● Items
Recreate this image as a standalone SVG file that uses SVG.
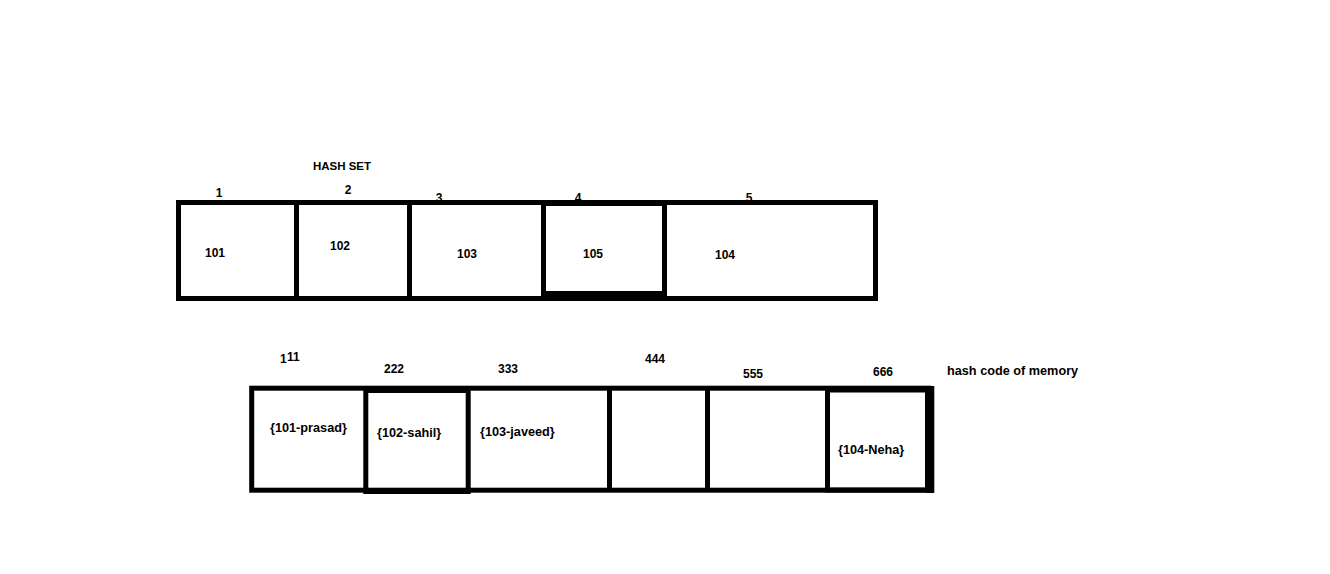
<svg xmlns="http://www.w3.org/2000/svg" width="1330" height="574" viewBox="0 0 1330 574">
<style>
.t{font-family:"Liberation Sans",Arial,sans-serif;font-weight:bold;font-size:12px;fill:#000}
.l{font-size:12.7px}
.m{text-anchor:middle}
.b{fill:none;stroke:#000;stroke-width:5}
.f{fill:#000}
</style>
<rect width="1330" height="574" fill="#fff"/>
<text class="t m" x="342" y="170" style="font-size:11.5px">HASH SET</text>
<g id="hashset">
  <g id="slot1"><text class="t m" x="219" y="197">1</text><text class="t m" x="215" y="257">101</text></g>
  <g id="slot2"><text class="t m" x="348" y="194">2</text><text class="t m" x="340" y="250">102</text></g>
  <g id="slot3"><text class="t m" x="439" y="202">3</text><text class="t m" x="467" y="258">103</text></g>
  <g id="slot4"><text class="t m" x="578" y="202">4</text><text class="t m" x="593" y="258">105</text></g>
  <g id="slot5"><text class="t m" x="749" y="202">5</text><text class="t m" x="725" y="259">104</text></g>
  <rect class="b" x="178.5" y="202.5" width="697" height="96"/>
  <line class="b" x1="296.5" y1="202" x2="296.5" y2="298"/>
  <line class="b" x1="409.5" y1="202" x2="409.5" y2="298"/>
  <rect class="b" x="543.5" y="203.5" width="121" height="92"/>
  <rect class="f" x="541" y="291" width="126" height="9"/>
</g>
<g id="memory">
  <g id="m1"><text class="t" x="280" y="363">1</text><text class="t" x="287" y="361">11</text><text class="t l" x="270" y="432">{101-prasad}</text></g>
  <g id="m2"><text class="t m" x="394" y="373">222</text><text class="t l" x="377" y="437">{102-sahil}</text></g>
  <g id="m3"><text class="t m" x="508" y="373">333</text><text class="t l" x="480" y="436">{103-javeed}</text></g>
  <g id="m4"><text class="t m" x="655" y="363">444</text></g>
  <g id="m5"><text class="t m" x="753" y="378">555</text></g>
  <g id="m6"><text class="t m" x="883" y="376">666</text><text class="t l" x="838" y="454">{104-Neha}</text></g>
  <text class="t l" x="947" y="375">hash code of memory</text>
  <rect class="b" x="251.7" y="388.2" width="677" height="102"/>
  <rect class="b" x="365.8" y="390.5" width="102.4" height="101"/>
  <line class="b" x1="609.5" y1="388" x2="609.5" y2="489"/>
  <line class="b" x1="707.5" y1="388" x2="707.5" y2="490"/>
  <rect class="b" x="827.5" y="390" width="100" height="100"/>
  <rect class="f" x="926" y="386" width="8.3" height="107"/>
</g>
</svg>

* * *

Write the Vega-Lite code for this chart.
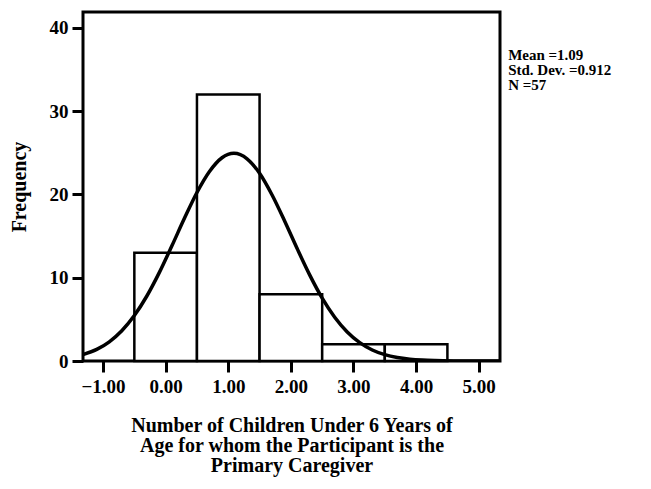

● Exercise instructions
Tally the lines containing "this". Provide the number without any other words.

● Full solution
2